On a sunny day, we rally a team to fly into the lower Hokitika. The chopper meets us in the middle of a farm paddock, and we hand a wad of pink and blue currency to the pilot, tie our boats to the skids, and stuff people and gear into the cockpit two at a time. Our scenery dollar proves well spent, with clear skies reflected in impossibly turquoise water swirling through gnarled schist. We scout and scrape down, but the relatively low flows do nothing to dampen our spirits—proving that sometimes, with all of the potential for epic around the West Coast—things can go exactly as planned.
IF YOU’RE KEEN on New Zealand Kayaking
Fly Air New Zealand into Queenstown (about $2,050 from Los Angeles via Auckland) on a Tuesday.

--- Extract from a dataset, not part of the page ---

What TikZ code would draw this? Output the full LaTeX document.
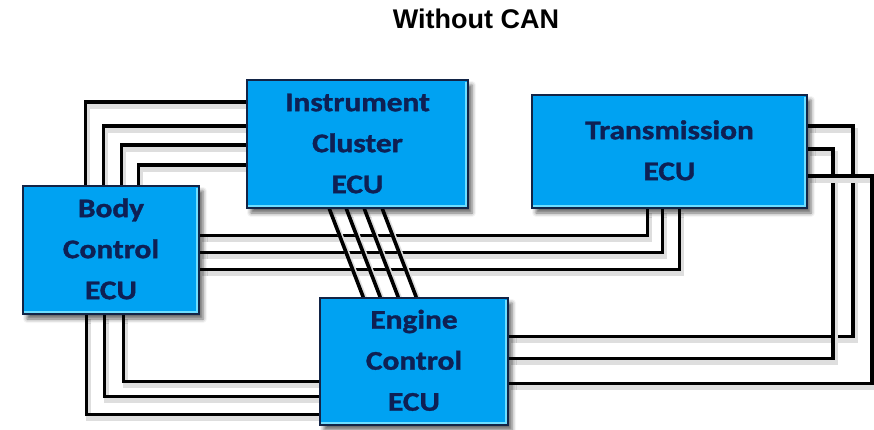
\documentclass[tikz,border=0pt]{standalone}
\usepackage{fontspec}
\setmainfont{Carlito}
\newfontfamily\ecufont[FakeBold=1.2]{Carlito}
\newfontfamily\titlefont{Liberation Sans}
\usetikzlibrary{shadows.blur}
\pgfdeclarelayer{wires}
\pgfsetlayers{wires,main}
\definecolor{ecufill}{RGB}{0,162,242}
\definecolor{ecuedge}{RGB}{18,36,70}
\definecolor{ecuink}{RGB}{14,32,84}
\definecolor{ecuhl}{RGB}{110,222,255}
\newcommand\ecutext[1]{\scalebox{1.16}[1]{\begin{tabular}{@{}c@{}}#1\end{tabular}}}

\begin{document}
\begin{tikzpicture}[x=1pt,y=-1pt,
  ecu/.style={draw=ecuedge, line width=1.4pt, fill=ecufill, text=ecuink,
    font=\ecufont\fontsize{27}{41}\selectfont\bfseries, inner sep=0pt,
    blur shadow={shadow xshift=4pt, shadow yshift=-5pt,
      shadow blur radius=4pt, shadow opacity=60}},
  wire/.style={line width=3.6pt, black,
    preaction={draw=black!13, line width=5pt,
      transform canvas={shift={(2.5pt,-4pt)}}}},
  highlight/.style={ecuhl, line width=2pt},
  heading/.style={font=\titlefont\fontsize{27}{30}\selectfont\bfseries, inner sep=0pt}]
\useasboundingbox (0,0) rectangle (874,430);

% title
\node[heading] (title) at (476,19) {Without CAN};

% the four ECUs
\node[ecu, minimum width=221pt, minimum height=128pt] (ic) at (357.5,144)
  {\ecutext{Instrument\\Cluster\\ECU}};
\node[ecu, minimum width=176pt, minimum height=128pt] (body) at (111,250)
  {\ecutext{Body\\Control\\ECU}};
\node[ecu, minimum width=275pt, minimum height=113pt] (trans) at (669.5,151.5)
  {\ecutext{Transmission\\ECU}};
\node[ecu, minimum width=188pt, minimum height=127pt] (eng) at (414,361.5)
  {\ecutext{Engine\\Control\\ECU}};

% light inner edge along the bottom and right side of each box
\foreach \n in {ic,body,trans,eng}
  \draw[highlight] ([xshift=2pt,yshift=2.6pt]\n.south west)
    -- ([xshift=-2.6pt,yshift=2.6pt]\n.south east)
    -- ([xshift=-2.6pt,yshift=-2.4pt]\n.north east);

\begin{pgfonlayer}{wires}
  % Body Control -> Instrument Cluster
  \foreach \dx/\dy in {63/23, 81/47, 99/66, 116/86}
    \draw[wire] ([xshift=\dx pt]body.north west) |- ([yshift=-\dy pt]ic.north west);
  % Body Control -> Transmission
  \foreach \dy/\dx in {50/116, 67/131, 84/148}
    \draw[wire] ([yshift=-\dy pt]body.north east) -| ([xshift=\dx pt]trans.south west);
  % Instrument Cluster -> Engine Control
  \foreach \a/\b in {83/44, 100/61, 118/79, 136/97}
    \draw[wire] ([xshift=\a pt]ic.south west) -- ([xshift=\b pt]eng.north west);
  % Transmission -> Engine Control
  \foreach \dy/\run/\ey in {32/45/39, 55/25/61, 82/64/86}
    \draw[wire] ([yshift=-\dy pt]trans.north east) -- ++(\run,0)
      |- ([yshift=-\ey pt]eng.north east);
  % Body Control -> Engine Control
  \foreach \dx/\ey in {64/117, 82/99, 101/84}
    \draw[wire] ([xshift=\dx pt]body.south west) |- ([yshift=-\ey pt]eng.north west);
\end{pgfonlayer}
\end{tikzpicture}
\end{document}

If you’ve brought a boat, paddle a few hours later at locals’ night on the Roaring Meg section of the Kawarau just outside Cromwell —meet at the takeout along Highway 6 at 6 p.m.

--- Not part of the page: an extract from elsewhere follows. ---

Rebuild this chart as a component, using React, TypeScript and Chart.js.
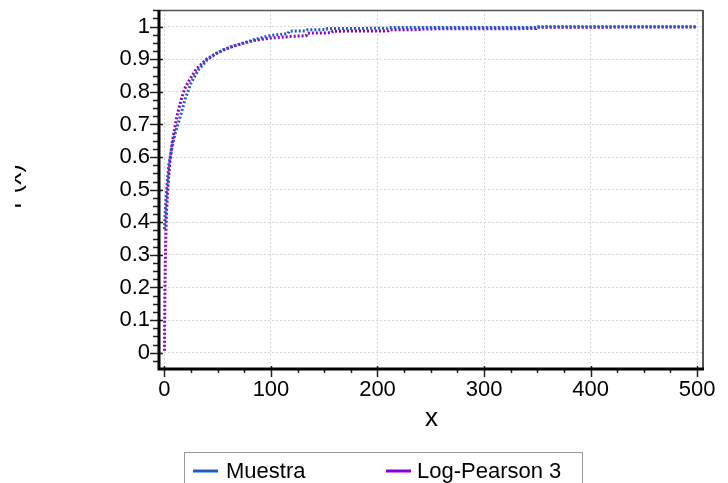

Thumb your rides, or buy a car on trademe.co.nz — the Kiwi eBay—and flip it at the end of the season. Look for a station wagon with side rails on which to attach a pair of two-by-fours for a passable roof rack.
Find flows, and boating buddies, on rivers.org.nz.
Camp at the Hokitika Holiday Park ($10 per night if you tell the owner you’re a “canoeist”). Fuel up with a flat white (coffee with steamed milk) and grab a sandwich or meat pie to stuff in the drybag for lunch at one of several local cafes.
Get the beta in Graham Charles’ New Zealand Whitewater (the updated Fifth Edition is out this month) with its spot-on descriptions of the character and relative difficulty of most runs. Defer to locals as to the status of locked gates, private roads, and changing rapids.
Catch the flow on the drop, not the rise. Consult the satellite images and forecast charts at metvuw.com before heading out. Print a few (free) screenshots from topomap.co.nz — it could mean the difference between a night in a comfortable hut or a bivy in your drysuit if you get caught out.
Have a post-paddle feed of fish ‘n’ chips at Dulcie’s near the Hokitika River mouth, or, after a particularly long day out, splurge for superb curry at Priya Indian Restaurant by the beach.